Sadly, we hear too many stories about IT support vendors that want to get away with doing as little work as possible. Accountability is important, and an IT helpdesk should step up to help without prodding or begging. Examples of common accountability issues include:
- The blame game: If an IT issue occurs, then somehow it’s not your IT support vendor’s fault or problem. They blame the hardware vendor, the software vendor, another technology vendor, the police department, the city clerk, etc. Instead, an IT helpdesk needs to take ownership of an IT issue and objectively get to the root cause.
- Laziness: Laziness manifests itself in the way an IT support vendor investigates and “solves” an IT problem. Simply telling you to restart a server or computer that’s always having problems is not acceptable. Ignoring red and yellow flags raised by software that monitors your systems is unacceptable. Giving up quickly after spending a few minutes helping you is unacceptable.
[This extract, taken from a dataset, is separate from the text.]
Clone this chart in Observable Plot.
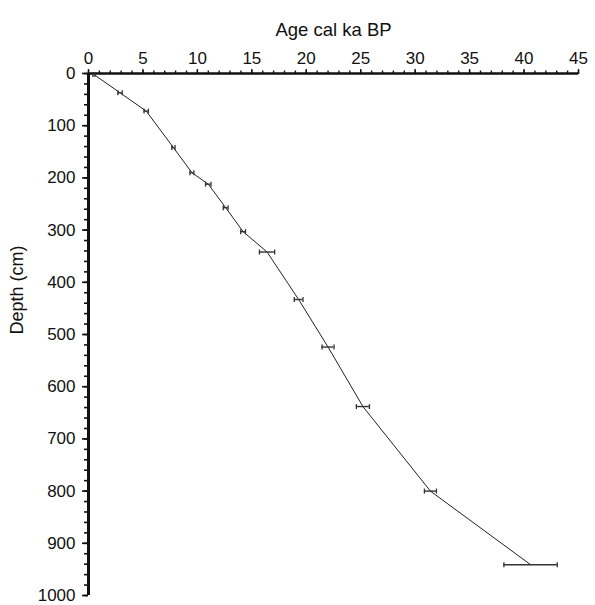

- “Non-Vendor Management”: We always prominently list “vendor management” as an important part of IT in a Box. That’s because we want to make clear that the Sophicity helpdesk takes ownership in working with your hardware and software vendors to resolve issues. You should not be dealing with those issues. Yet, many IT support vendors tell you it’s not their responsibility and that you should call those vendors when you’re having problems with your hardware and software—a version of “It’s not MY problem!” This is unacceptable.
Responsiveness is crucial from your IT support when resolving issues. Based on the four areas above, how would you judge your IT support vendor’s responsiveness? Are they worth the money you’re spending?